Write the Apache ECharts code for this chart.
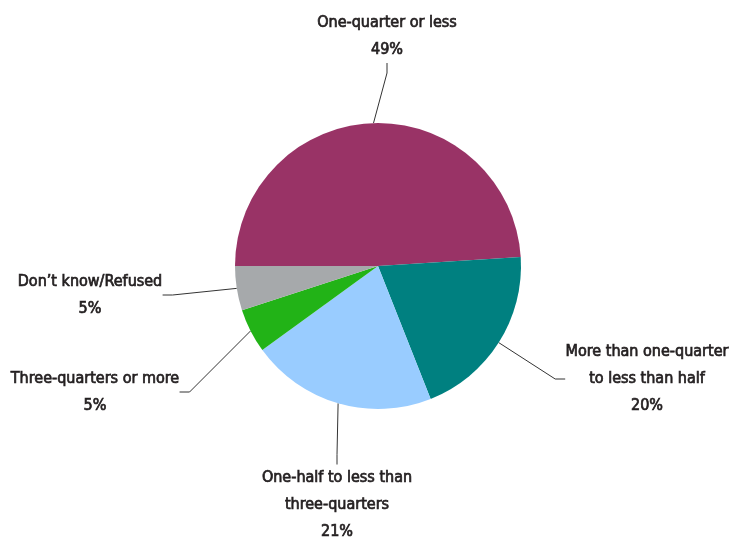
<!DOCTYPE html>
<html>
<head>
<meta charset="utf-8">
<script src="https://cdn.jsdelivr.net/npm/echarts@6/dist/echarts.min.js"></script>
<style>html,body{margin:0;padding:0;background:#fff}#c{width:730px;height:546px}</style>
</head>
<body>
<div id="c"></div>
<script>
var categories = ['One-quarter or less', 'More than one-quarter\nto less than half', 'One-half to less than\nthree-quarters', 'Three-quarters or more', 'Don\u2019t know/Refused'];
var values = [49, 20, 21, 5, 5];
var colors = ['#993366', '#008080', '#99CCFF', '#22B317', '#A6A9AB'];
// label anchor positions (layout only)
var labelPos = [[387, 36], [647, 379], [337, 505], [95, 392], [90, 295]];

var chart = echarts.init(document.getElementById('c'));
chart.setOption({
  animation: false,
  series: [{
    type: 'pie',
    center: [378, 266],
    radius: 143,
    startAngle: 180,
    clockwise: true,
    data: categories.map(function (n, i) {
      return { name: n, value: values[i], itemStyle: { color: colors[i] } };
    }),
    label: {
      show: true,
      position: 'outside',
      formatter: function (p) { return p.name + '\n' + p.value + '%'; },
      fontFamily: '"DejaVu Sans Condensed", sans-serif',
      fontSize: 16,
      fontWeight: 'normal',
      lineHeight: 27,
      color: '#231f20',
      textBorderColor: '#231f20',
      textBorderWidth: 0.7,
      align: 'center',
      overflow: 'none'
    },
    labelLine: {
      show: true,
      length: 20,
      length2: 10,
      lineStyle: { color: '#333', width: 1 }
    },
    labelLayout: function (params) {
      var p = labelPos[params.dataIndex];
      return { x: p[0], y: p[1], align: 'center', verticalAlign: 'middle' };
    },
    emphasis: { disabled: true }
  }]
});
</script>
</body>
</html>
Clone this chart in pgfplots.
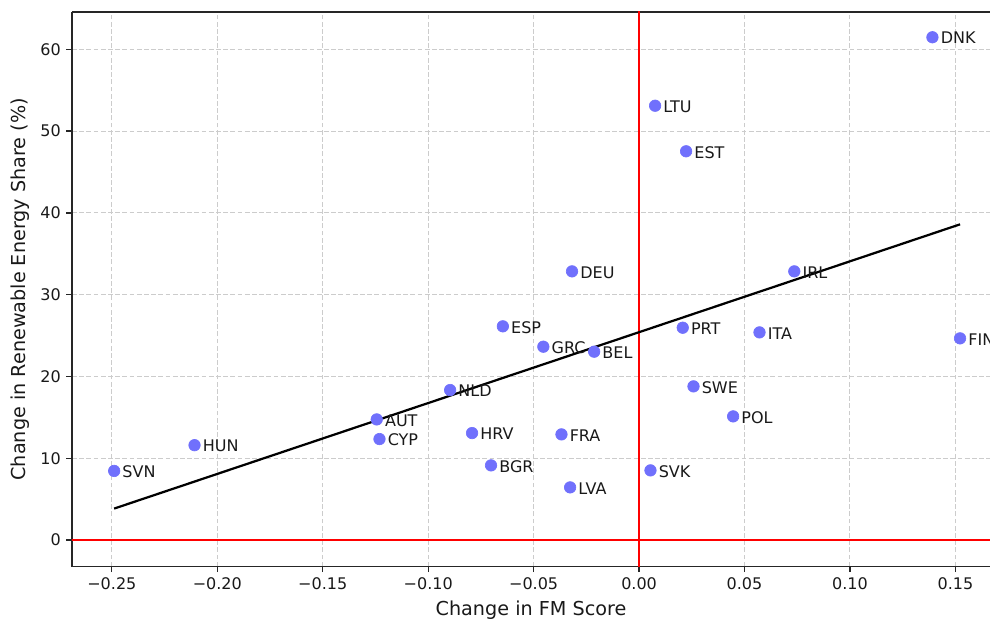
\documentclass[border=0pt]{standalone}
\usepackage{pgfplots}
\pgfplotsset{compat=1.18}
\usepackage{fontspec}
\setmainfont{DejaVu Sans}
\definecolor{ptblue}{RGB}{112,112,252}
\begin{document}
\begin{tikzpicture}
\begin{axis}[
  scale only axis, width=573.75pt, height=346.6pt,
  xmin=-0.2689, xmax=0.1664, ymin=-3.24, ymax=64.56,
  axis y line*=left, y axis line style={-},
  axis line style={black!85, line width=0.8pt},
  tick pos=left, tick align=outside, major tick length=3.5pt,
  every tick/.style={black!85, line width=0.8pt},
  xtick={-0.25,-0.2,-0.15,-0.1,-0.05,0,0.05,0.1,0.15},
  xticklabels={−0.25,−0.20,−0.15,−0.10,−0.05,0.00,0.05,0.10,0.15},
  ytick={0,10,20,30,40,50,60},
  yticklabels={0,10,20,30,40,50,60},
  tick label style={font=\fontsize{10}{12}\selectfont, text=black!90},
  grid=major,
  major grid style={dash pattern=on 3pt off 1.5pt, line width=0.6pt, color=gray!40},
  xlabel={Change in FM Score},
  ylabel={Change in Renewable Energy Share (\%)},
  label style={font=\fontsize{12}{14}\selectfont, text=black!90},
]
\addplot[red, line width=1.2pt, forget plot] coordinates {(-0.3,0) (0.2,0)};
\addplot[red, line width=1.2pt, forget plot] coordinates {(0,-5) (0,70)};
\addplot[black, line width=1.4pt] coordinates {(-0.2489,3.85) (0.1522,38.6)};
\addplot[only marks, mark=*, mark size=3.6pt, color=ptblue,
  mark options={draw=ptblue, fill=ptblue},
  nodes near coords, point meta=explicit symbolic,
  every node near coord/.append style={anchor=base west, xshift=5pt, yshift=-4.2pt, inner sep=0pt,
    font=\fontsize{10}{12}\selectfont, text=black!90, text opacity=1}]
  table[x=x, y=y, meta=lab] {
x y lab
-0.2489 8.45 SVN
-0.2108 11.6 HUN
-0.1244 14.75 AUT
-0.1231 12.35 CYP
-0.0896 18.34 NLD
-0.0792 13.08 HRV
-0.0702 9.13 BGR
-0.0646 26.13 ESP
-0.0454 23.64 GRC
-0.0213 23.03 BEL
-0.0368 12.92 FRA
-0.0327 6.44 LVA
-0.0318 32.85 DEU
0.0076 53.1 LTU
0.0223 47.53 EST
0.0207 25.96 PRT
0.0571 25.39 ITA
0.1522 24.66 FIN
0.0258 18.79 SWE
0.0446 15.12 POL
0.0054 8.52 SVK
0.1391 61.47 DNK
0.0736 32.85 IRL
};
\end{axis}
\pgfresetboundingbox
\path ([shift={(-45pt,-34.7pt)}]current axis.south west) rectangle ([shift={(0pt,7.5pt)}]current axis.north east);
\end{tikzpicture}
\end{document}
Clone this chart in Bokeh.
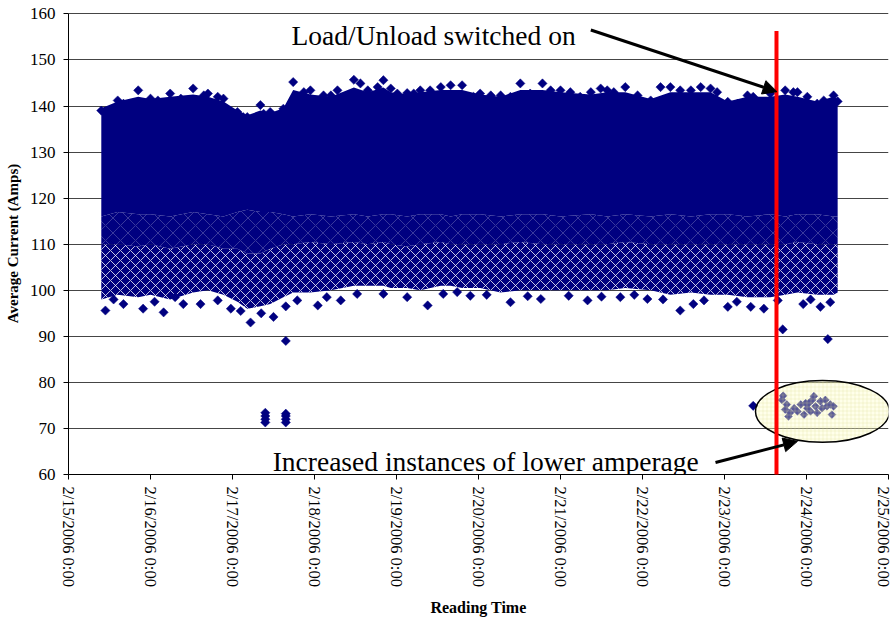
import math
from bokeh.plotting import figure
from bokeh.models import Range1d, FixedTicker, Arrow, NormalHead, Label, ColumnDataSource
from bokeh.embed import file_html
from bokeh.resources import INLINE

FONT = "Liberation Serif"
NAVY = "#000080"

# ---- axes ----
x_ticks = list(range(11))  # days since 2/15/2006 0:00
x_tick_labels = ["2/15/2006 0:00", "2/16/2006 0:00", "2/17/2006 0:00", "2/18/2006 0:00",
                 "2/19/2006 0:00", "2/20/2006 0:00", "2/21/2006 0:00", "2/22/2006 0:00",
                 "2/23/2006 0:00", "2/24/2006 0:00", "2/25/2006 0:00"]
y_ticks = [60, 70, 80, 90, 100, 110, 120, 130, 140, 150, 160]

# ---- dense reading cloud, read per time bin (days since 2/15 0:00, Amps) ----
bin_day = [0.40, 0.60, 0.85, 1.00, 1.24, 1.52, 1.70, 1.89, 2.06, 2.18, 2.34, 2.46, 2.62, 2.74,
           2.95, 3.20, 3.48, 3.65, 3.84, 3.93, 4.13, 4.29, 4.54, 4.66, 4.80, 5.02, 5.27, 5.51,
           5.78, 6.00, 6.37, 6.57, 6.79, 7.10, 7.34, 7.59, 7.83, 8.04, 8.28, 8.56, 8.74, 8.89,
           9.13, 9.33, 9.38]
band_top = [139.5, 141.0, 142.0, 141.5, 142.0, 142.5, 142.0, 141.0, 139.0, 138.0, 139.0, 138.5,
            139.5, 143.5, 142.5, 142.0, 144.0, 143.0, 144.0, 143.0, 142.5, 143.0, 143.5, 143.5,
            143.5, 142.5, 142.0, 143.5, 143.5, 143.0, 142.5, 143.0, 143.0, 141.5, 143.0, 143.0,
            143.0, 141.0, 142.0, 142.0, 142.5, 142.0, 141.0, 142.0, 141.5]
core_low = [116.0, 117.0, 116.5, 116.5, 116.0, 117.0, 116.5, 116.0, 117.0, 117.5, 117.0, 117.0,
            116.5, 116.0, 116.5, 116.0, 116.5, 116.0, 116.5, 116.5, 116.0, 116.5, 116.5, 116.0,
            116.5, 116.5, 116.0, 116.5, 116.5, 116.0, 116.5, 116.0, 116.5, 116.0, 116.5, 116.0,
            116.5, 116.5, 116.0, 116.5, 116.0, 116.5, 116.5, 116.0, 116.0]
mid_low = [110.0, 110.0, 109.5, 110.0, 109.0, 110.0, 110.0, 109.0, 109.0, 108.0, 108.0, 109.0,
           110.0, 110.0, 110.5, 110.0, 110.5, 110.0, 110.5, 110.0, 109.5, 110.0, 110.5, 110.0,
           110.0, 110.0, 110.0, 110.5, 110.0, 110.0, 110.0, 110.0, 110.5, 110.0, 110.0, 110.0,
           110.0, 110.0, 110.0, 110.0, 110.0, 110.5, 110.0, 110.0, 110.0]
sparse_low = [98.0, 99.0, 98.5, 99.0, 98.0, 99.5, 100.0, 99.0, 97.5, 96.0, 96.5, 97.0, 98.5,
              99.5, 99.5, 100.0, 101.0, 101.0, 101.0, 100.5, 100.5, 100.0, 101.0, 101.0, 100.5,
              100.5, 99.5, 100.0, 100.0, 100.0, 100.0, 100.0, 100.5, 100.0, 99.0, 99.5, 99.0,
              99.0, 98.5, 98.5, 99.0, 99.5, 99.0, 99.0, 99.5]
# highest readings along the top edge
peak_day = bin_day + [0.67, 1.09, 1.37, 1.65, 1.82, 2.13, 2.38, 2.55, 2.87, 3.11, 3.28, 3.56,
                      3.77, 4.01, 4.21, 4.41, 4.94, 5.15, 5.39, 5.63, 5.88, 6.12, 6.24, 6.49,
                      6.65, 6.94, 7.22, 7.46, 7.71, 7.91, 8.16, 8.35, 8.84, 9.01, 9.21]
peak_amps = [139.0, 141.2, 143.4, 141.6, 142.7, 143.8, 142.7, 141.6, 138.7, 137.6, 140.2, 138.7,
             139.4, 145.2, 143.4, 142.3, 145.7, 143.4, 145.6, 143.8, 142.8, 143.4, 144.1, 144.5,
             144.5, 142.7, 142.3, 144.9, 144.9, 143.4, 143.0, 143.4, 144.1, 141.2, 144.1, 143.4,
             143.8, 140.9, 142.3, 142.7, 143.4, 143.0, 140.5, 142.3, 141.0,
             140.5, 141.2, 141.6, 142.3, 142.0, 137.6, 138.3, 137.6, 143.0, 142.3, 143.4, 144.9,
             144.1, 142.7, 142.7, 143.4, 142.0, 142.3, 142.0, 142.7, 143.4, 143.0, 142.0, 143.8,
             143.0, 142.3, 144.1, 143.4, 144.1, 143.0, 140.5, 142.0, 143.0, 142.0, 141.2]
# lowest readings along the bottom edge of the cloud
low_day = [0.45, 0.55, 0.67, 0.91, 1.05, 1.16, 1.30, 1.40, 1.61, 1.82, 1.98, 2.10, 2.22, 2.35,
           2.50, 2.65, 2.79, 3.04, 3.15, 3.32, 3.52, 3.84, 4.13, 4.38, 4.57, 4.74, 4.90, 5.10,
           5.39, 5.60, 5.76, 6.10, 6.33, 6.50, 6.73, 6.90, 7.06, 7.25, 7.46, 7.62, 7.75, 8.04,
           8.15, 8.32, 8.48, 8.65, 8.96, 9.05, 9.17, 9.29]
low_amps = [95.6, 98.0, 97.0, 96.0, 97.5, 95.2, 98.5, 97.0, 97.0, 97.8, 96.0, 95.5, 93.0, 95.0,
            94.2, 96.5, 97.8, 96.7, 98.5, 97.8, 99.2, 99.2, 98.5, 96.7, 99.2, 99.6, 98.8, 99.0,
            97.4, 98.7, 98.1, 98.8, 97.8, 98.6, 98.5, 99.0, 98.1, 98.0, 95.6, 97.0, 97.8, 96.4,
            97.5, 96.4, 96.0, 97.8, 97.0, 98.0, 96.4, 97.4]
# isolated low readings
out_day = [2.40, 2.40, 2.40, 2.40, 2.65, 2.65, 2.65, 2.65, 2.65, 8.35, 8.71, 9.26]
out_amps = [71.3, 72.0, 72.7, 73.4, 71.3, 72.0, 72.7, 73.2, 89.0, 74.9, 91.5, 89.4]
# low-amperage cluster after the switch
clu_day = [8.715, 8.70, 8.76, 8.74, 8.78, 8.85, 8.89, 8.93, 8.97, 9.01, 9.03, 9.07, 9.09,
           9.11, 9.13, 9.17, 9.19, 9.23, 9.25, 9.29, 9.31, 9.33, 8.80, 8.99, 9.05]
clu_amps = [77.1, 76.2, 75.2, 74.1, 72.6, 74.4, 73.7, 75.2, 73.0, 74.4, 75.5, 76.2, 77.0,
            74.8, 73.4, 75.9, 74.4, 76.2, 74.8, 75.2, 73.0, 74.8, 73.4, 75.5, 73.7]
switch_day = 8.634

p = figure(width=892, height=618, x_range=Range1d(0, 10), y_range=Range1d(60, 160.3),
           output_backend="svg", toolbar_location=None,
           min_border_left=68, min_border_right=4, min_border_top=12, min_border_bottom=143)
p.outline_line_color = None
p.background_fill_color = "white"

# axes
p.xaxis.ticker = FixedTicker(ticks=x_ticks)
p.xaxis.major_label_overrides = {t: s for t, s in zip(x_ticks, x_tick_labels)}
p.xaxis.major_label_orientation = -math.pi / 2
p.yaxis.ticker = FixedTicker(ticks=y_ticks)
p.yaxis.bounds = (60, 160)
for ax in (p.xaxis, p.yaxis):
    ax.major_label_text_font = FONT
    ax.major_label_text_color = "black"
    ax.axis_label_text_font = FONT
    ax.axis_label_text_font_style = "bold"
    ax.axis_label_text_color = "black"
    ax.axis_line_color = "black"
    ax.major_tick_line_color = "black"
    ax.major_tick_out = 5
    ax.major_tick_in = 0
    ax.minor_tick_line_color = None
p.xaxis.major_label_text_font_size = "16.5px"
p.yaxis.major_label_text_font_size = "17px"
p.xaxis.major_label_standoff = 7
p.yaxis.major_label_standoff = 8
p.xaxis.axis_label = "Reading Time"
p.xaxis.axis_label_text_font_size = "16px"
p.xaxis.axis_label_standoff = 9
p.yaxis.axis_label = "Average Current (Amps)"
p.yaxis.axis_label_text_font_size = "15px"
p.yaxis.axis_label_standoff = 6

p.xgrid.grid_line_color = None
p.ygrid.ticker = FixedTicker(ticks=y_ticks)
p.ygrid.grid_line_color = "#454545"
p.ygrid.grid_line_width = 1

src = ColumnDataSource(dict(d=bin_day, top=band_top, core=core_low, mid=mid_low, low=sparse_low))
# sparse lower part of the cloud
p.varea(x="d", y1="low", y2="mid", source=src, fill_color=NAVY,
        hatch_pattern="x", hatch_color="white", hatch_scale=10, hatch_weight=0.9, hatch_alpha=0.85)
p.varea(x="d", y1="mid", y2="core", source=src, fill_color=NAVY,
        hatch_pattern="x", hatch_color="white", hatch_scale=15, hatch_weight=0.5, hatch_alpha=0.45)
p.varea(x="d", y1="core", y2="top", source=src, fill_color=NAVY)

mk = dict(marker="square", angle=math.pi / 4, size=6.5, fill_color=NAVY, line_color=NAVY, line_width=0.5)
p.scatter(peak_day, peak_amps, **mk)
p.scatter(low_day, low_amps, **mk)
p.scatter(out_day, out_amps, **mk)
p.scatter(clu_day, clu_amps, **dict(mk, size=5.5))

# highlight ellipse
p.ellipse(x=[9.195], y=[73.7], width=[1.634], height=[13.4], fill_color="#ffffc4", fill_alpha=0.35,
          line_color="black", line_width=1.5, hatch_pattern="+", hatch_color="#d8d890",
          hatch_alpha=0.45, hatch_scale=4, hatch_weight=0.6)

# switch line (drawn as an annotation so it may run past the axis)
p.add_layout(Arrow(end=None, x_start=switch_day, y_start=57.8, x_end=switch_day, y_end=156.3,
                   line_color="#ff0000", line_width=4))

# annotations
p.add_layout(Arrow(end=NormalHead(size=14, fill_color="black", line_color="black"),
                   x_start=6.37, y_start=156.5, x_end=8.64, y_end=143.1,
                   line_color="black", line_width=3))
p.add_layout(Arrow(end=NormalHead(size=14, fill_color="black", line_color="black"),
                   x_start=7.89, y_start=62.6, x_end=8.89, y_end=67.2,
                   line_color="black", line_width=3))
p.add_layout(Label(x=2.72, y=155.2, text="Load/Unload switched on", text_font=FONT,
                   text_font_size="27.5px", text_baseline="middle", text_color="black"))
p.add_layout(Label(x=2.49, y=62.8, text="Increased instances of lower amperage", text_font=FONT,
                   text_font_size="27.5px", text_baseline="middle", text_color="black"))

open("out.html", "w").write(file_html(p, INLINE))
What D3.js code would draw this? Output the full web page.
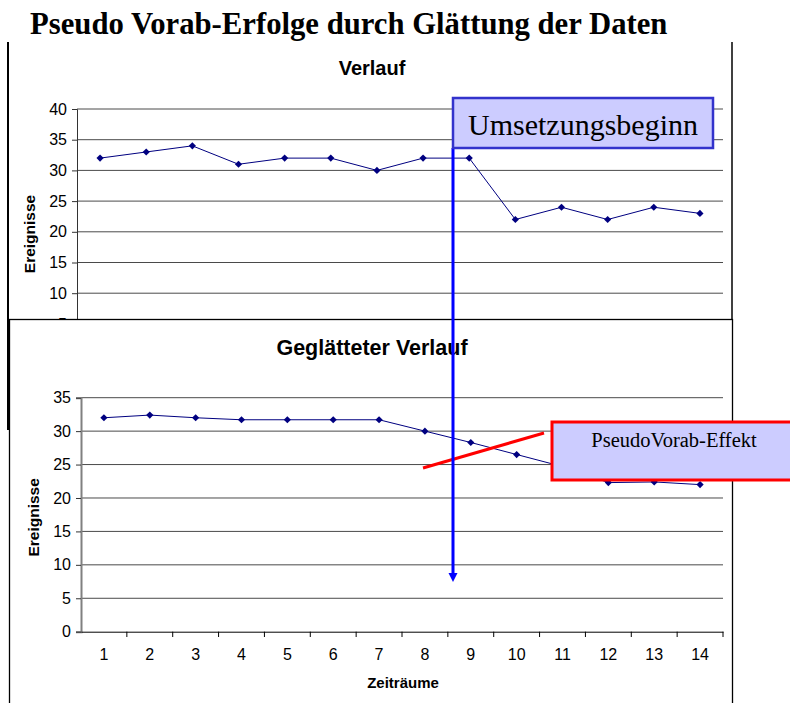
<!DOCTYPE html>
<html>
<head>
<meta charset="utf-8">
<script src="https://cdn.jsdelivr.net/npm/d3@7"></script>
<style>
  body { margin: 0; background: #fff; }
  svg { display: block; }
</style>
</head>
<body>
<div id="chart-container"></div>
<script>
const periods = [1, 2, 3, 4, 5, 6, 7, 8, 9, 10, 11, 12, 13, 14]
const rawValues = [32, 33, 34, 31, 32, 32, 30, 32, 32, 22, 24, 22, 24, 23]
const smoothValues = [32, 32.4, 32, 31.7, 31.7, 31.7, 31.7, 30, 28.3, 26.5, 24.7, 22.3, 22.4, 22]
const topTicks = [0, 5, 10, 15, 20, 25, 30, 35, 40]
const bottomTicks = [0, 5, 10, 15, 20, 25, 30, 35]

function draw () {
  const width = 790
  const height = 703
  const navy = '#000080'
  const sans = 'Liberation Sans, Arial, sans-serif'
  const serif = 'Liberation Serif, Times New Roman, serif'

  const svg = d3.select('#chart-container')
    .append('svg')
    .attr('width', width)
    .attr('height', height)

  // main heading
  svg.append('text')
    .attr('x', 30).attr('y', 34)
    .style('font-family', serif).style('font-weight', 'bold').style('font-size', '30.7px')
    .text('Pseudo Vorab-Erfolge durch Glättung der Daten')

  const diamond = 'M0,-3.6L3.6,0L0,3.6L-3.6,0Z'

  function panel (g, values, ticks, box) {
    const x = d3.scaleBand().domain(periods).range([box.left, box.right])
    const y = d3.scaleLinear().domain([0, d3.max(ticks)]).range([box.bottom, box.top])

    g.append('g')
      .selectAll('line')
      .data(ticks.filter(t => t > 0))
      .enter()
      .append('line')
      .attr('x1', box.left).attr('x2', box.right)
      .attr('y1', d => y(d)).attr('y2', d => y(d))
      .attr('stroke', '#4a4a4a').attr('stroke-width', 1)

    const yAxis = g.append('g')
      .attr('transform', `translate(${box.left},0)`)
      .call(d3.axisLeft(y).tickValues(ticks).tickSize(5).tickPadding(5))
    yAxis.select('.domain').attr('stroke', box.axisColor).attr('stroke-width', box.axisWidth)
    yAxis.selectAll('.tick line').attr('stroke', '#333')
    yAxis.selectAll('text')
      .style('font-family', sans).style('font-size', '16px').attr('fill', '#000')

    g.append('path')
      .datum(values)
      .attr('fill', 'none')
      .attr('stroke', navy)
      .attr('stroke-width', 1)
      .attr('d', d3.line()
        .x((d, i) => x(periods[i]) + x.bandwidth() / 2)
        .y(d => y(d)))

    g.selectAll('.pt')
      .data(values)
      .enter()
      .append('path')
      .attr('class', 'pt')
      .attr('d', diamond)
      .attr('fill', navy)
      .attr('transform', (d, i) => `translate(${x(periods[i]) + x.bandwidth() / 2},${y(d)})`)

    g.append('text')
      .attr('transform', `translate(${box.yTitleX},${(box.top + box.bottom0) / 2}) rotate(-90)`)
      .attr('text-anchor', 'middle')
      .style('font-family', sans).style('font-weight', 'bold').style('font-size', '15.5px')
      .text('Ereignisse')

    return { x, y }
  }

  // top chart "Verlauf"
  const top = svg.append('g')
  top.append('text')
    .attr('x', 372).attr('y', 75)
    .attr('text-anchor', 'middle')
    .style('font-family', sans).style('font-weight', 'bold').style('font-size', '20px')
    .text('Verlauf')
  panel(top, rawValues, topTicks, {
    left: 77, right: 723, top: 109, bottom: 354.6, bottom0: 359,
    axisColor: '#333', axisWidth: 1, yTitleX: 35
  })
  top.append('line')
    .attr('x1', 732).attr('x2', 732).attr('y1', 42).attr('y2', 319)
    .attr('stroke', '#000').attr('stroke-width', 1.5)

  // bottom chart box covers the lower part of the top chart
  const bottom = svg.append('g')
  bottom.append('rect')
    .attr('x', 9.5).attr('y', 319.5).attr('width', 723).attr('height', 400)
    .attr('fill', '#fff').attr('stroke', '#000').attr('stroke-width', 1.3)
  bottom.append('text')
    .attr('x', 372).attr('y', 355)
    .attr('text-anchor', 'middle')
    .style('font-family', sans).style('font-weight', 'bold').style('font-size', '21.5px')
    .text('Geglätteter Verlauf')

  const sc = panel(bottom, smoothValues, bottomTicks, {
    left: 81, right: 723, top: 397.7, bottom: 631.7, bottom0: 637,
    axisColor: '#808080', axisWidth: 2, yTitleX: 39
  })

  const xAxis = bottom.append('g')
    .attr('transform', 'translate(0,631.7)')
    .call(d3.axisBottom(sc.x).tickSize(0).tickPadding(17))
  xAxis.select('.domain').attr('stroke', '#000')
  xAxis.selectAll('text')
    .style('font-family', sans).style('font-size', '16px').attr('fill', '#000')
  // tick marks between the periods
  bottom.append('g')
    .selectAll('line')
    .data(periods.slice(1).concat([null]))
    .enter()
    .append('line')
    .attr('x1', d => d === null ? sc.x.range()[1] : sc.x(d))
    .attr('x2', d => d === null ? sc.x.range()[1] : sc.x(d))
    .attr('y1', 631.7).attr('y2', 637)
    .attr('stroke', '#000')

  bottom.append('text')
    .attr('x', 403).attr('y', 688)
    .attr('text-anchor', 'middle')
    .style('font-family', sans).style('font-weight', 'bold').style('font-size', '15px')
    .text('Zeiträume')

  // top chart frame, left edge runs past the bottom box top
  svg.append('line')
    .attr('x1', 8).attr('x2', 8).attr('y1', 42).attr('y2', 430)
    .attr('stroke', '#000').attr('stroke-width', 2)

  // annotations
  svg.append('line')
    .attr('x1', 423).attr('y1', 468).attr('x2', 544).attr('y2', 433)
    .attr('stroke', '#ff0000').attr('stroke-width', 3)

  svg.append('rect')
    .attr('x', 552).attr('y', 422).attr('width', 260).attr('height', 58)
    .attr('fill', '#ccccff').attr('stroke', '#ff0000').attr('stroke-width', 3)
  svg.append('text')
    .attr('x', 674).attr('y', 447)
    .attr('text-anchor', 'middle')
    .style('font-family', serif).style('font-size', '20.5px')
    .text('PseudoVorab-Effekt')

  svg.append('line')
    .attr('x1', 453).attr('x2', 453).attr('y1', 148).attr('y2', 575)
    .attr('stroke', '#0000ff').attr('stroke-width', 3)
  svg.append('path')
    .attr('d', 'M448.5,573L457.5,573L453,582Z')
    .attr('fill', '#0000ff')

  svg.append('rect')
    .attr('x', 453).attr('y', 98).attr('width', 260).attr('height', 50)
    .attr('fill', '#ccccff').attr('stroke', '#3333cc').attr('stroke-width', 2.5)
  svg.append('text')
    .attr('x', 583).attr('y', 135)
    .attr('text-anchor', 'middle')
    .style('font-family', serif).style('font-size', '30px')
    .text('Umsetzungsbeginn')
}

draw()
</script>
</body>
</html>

□ □ □ □ □

Task requirements:
Your task is to repeat the opening line of the entries above and each line after it, ending with the line that has "392], [90, 295]];". Do not include the pictures.

In response:
Write the Apache ECharts code for this chart.
<!DOCTYPE html>
<html>
<head>
<meta charset="utf-8">
<script src="https://cdn.jsdelivr.net/npm/echarts@6/dist/echarts.min.js"></script>
<style>html,body{margin:0;padding:0;background:#fff}#c{width:730px;height:546px}</style>
</head>
<body>
<div id="c"></div>
<script>
var categories = ['One-quarter or less', 'More than one-quarter\nto less than half', 'One-half to less than\nthree-quarters', 'Three-quarters or more', 'Don\u2019t know/Refused'];
var values = [49, 20, 21, 5, 5];
var colors = ['#993366', '#008080', '#99CCFF', '#22B317', '#A6A9AB'];
// label anchor positions (layout only)
var labelPos = [[387, 36], [647, 379], [337, 505], [95, 392], [90, 295]];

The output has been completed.